#### [Exercise task]
The lines from the top of the material below through the line containing "-- (#1-20,#3) -- (#1-10,#3)" are to be printed exactly, with pictures omitted.

#### [Provided data]
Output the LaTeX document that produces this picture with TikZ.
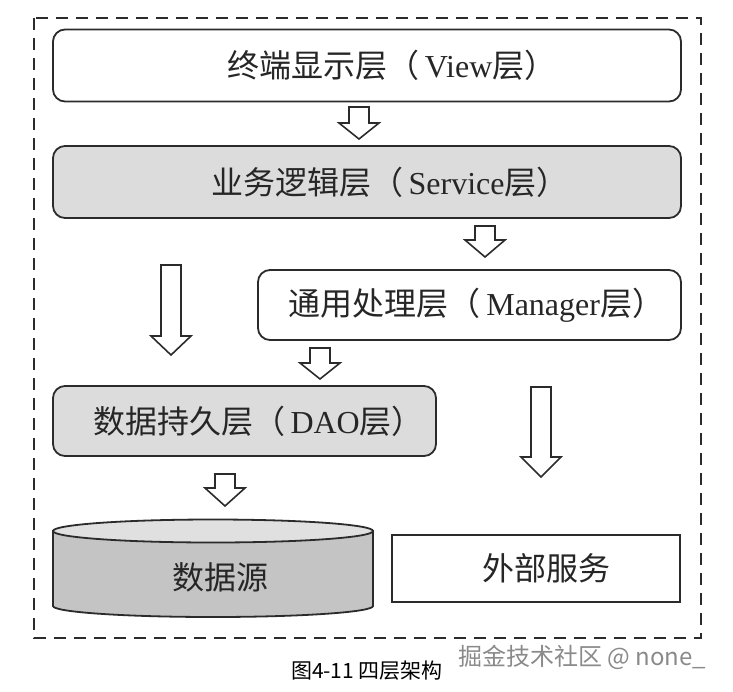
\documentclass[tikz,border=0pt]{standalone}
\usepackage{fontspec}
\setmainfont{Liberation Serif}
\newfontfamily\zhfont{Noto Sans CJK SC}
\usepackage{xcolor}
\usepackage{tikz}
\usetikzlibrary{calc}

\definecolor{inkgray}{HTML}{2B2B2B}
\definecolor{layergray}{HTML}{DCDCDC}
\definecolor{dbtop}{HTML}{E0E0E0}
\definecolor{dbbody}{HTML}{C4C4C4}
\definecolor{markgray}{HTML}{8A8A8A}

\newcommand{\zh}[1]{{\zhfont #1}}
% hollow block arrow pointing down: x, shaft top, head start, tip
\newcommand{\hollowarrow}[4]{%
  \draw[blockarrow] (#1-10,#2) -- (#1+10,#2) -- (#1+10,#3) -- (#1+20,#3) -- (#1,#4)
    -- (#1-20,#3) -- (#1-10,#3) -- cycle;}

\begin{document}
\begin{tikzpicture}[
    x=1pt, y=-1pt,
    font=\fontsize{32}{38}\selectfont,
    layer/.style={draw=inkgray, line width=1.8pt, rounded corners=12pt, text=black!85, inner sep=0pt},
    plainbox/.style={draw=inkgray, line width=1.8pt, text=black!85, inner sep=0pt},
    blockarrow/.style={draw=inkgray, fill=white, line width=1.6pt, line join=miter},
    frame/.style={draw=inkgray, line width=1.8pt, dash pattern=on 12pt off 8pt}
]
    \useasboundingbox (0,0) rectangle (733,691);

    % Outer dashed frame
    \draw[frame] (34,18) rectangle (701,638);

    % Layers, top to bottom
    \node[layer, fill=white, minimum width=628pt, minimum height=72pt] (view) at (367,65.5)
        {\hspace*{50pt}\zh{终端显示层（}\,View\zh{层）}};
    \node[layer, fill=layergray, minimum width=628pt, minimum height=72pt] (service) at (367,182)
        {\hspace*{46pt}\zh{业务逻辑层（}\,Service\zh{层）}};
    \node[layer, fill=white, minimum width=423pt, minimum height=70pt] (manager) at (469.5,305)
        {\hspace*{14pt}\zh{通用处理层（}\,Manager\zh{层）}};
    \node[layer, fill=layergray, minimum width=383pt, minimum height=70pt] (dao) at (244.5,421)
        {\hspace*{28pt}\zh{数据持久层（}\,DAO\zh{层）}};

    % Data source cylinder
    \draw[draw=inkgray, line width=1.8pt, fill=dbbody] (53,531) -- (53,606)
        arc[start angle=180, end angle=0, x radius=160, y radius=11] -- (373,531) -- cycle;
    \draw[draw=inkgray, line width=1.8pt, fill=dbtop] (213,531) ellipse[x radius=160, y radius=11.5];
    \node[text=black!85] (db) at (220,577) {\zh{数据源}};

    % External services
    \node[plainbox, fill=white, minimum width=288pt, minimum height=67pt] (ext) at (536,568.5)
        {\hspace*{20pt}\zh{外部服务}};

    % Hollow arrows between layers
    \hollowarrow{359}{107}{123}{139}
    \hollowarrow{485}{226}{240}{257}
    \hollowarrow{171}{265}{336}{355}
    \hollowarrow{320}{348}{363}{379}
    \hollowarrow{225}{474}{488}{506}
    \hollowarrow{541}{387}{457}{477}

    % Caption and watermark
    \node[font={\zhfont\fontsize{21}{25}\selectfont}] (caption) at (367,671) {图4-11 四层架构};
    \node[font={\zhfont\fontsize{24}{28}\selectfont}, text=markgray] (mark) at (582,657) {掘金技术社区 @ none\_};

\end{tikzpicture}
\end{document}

#### [The answer]
Output the LaTeX document that produces this picture with TikZ.
\documentclass[tikz,border=0pt]{standalone}
\usepackage{fontspec}
\setmainfont{Liberation Serif}
\newfontfamily\zhfont{Noto Sans CJK SC}
\usepackage{xcolor}
\usepackage{tikz}
\usetikzlibrary{calc}

\definecolor{inkgray}{HTML}{2B2B2B}
\definecolor{layergray}{HTML}{DCDCDC}
\definecolor{dbtop}{HTML}{E0E0E0}
\definecolor{dbbody}{HTML}{C4C4C4}
\definecolor{markgray}{HTML}{8A8A8A}

\newcommand{\zh}[1]{{\zhfont #1}}
% hollow block arrow pointing down: x, shaft top, head start, tip
\newcommand{\hollowarrow}[4]{%
  \draw[blockarrow] (#1-10,#2) -- (#1+10,#2) -- (#1+10,#3) -- (#1+20,#3) -- (#1,#4)
    -- (#1-20,#3) -- (#1-10,#3) -- cycle;}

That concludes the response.